Irritated by Diana’s ever-growing popularity, at the expense of his own,
Charles had long demeaned his wife in other ways – by insisting, for instance,
that she submit all her speeches to him before delivery. He would refuse her
permission to venture into areas he regarded as his own, such as education and
the environment. He told their staff that its first loyalty was to him, not
her.”
Six months
after the book’s June 1992 publication, Charles and Diana announced their
separation – although Diana: Her True Story was, metaphorically, just one
chapter in the messy split between the Waleses.
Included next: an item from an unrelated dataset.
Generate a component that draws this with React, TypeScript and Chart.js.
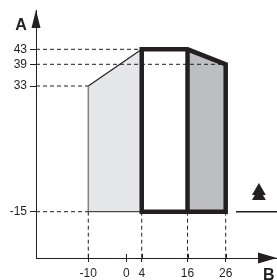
import React, { useEffect, useRef } from 'react';
import { Chart, LinearScale, registerables } from 'chart.js';

// ---- data ----
const X_TICKS = [-10, 0, 4, 16, 26];
const Y_TICKS = [43, 39, 33, -15];
const BASE = -15;
const LIGHT_X = [-10, 4];
const LIGHT_TOP = [33, 43];
const CORE_X = [4, 16];
const CORE_TOP = [43, 43];
const DARK_X = [16, 26];
const DARK_TOP = [43, 39];
const H_GUIDE_Y = [43, 39, 33, -15];
const H_GUIDE_END = [4, 26, -10, -10];
const V_GUIDE_X = [-10, 4, 16, 26];
const RIGHT_LINE_X = [28.7, 39.44];
const MARKER_X = [34.7, 34.7];
const MARKER_Y = [-7.1, -9.0];

const X_MIN = -23.7;
const X_MAX = 39.44;
const Y_MIN = -32.7;
const Y_MAX = 53.5;

// schematic (non-uniform) vertical axis: value knots -> fraction of axis height
const Y_KNOTS = [Y_MIN, -15, 33, 39, 43, Y_MAX];
const Y_FRACS = [0, 0.1867, 0.6935, 0.781, 0.8415, 1];

const INK = '#231f20';
const FONT = '"Liberation Sans", Arial, Helvetica, sans-serif';

function interp(v: number, xs: number[], ys: number[]) {
  const n = xs.length;
  let i = 0;
  if (v <= xs[0]) i = 0;
  else if (v >= xs[n - 1]) i = n - 2;
  else {
    while (i < n - 2 && v > xs[i + 1]) i++;
  }
  const t = (v - xs[i]) / (xs[i + 1] - xs[i]);
  return ys[i] + t * (ys[i + 1] - ys[i]);
}

class BrokenScale extends LinearScale {
  static id = 'broken';
  static defaults = LinearScale.defaults;
  getPixelForValue(value: number) {
    const f = interp(value, Y_KNOTS, Y_FRACS);
    return this.bottom - f * (this.bottom - this.top);
  }
  getValueForPixel(pixel: number) {
    const f = (this.bottom - pixel) / (this.bottom - this.top);
    return interp(f, Y_FRACS, Y_KNOTS);
  }
}

Chart.register(...registerables, BrokenScale);

const pts = (xs: number[], ys: number[]) => xs.map((x, i) => ({ x, y: ys[i] }));

const decor = {
  id: 'decor',
  afterDraw(chart: any) {
    const { ctx, chartArea: a, scales } = chart;
    ctx.save();
    ctx.fillStyle = INK;
    ctx.strokeStyle = INK;
    // y arrow
    ctx.beginPath();
    ctx.moveTo(a.left, a.top);
    ctx.lineTo(a.left - 4.5, a.top + 18);
    ctx.lineTo(a.left + 4.5, a.top + 18);
    ctx.closePath();
    ctx.fill();
    // x arrow
    ctx.beginPath();
    ctx.moveTo(a.right, a.bottom);
    ctx.lineTo(a.right - 19, a.bottom - 5.5);
    ctx.lineTo(a.right - 19, a.bottom + 5.5);
    ctx.closePath();
    ctx.fill();
    // inner half of x tick marks
    ctx.lineWidth = 1;
    X_TICKS.forEach((v) => {
      const px = Math.round(scales.x.getPixelForValue(v)) + 0.5;
      ctx.beginPath();
      ctx.moveTo(px, a.bottom - 4);
      ctx.lineTo(px, a.bottom);
      ctx.stroke();
    });
    // axis names
    ctx.font = 'bold 16px ' + FONT;
    ctx.textBaseline = 'alphabetic';
    ctx.textAlign = 'center';
    ctx.fillText('A', a.left - 15, a.top + 20);
    ctx.textAlign = 'left';
    ctx.fillText('B', a.right - 14, a.bottom + 21.5);
    ctx.restore();
  },
};

export default function App() {
  const ref = useRef<HTMLCanvasElement>(null);
  useEffect(() => {
    if (!ref.current) return;
    const line = (data: any[], extra: any) => ({
      data,
      pointRadius: 0,
      tension: 0,
      fill: false,
      borderColor: INK,
      borderWidth: 1,
      ...extra,
    });
    const datasets: any[] = [];
    // thick outline of the white + dark zones
    datasets.push(
      line(
        [
          { x: CORE_X[0], y: BASE },
          ...pts(CORE_X, CORE_TOP),
          { x: DARK_X[1], y: DARK_TOP[1] },
          { x: DARK_X[1], y: BASE },
          { x: CORE_X[0], y: BASE },
        ],
        { borderWidth: 4.5, borderJoinStyle: 'miter', borderCapStyle: 'square', order: 1 }
      )
    );
    datasets.push(
      line([{ x: DARK_X[0], y: DARK_TOP[0] }, { x: DARK_X[0], y: BASE }], {
        borderWidth: 4.5,
        borderCapStyle: 'butt',
        order: 1,
      })
    );
    // right solid line
    datasets.push(
      line(pts(RIGHT_LINE_X, [BASE, BASE]), { borderWidth: 1.5, order: 2 })
    );
    // double arrow marker
    datasets.push({
      data: pts(MARKER_X, MARKER_Y),
      showLine: false,
      pointStyle: 'triangle',
      pointRadius: 8,
      pointBackgroundColor: INK,
      pointBorderWidth: 0,
      order: 2,
    });
    // dashed guides
    H_GUIDE_Y.forEach((y, i) => {
      datasets.push(
        line([{ x: X_MIN, y }, { x: H_GUIDE_END[i], y }], { borderDash: [4, 3], order: 3 })
      );
    });
    V_GUIDE_X.forEach((x) => {
      datasets.push(
        line([{ x, y: BASE }, { x, y: Y_MIN }], { borderDash: [4, 3], order: 3 })
      );
    });
    // light zone edges
    datasets.push(
      line([{ x: LIGHT_X[0], y: BASE }, { x: LIGHT_X[0], y: LIGHT_TOP[0] }], {
        borderColor: '#808285',
        borderWidth: 1.5,
        order: 4,
      })
    );
    datasets.push(
      line(pts(LIGHT_X, [BASE, BASE]), { borderWidth: 1, order: 4 })
    );
    // fills
    datasets.push(
      line(pts(LIGHT_X, LIGHT_TOP), {
        fill: { value: BASE },
        backgroundColor: '#e6e7e8',
        borderWidth: 1.2,
        order: 5,
      })
    );
    datasets.push(
      line(pts(DARK_X, DARK_TOP), {
        fill: { value: BASE },
        backgroundColor: '#bcbec0',
        borderWidth: 0,
        order: 5,
      })
    );

    const chart = new Chart(ref.current, {
      type: 'line',
      data: { datasets },
      plugins: [decor],
      options: {
        responsive: false,
        maintainAspectRatio: false,
        devicePixelRatio: 1,
        animation: false,
        events: [],
        layout: { autoPadding: false, padding: { top: 10, left: 0, right: 0, bottom: 0 } },
        plugins: { legend: { display: false }, tooltip: { enabled: false } },
        scales: {
          x: {
            type: 'linear',
            min: X_MIN,
            max: X_MAX,
            afterBuildTicks: (s: any) => {
              s.ticks = X_TICKS.map((value) => ({ value }));
            },
            afterFit: (s: any) => {
              s.height = 22;
              s.paddingLeft = 0;
              s.paddingRight = 0;
            },
            grid: { drawOnChartArea: false, drawTicks: true, tickLength: 4, color: INK, lineWidth: 1 },
            border: { display: true, color: INK, width: 1 },
            ticks: {
              autoSkip: false,
              maxRotation: 0,
              padding: 4,
              color: INK,
              font: { family: FONT, size: 12 },
              callback: (v: any) => String(v),
            },
          },
          y: {
            type: 'broken' as any,
            min: Y_MIN,
            max: Y_MAX,
            afterBuildTicks: (s: any) => {
              s.ticks = Y_TICKS.map((value) => ({ value }));
            },
            afterFit: (s: any) => {
              s.width = 36;
              s.paddingTop = 0;
              s.paddingBottom = 0;
            },
            grid: { drawOnChartArea: false, drawTicks: true, tickLength: 6, color: INK, lineWidth: 1 },
            border: { display: true, color: INK, width: 1 },
            ticks: {
              autoSkip: false,
              padding: 3,
              color: INK,
              font: { family: FONT, size: 12 },
              callback: (v: any) => String(v),
            },
          },
        },
      } as any,
    });
    return () => chart.destroy();
  }, []);
  return (
    <canvas
      ref={ref}
      width={277}
      height={280}
      style={{ position: 'fixed', left: 0, top: 0, width: 277, height: 280 }}
    />
  );
}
In 1994 Charles admitted to
adultery on television, and in 1995, Diana gave an explosive interview to
Martin Bashir for the BBC current affairs program Panorama. (Later, it emerged
Bashir manipulated the princess into doing so with a series of forged bank
statements.)
Yet without
Morton’s book to prime public opinion in her favour, Diana’s decision to do the
Panorama interview could have played out altogether more negatively – the world
now knew of Charles’s transgressions, and judged him for it. (When The
Washington Post reported on the couple’s separation, they noted the likability
gap between the two: “Diana, with her flash and style, is by far the most
popular member of the family. Her public appearances always draw large,
enthusiastic crowds. The dour Charles attracts few.”) Although Diana’s marriage
couldn’t be saved, it turns out her reputation could.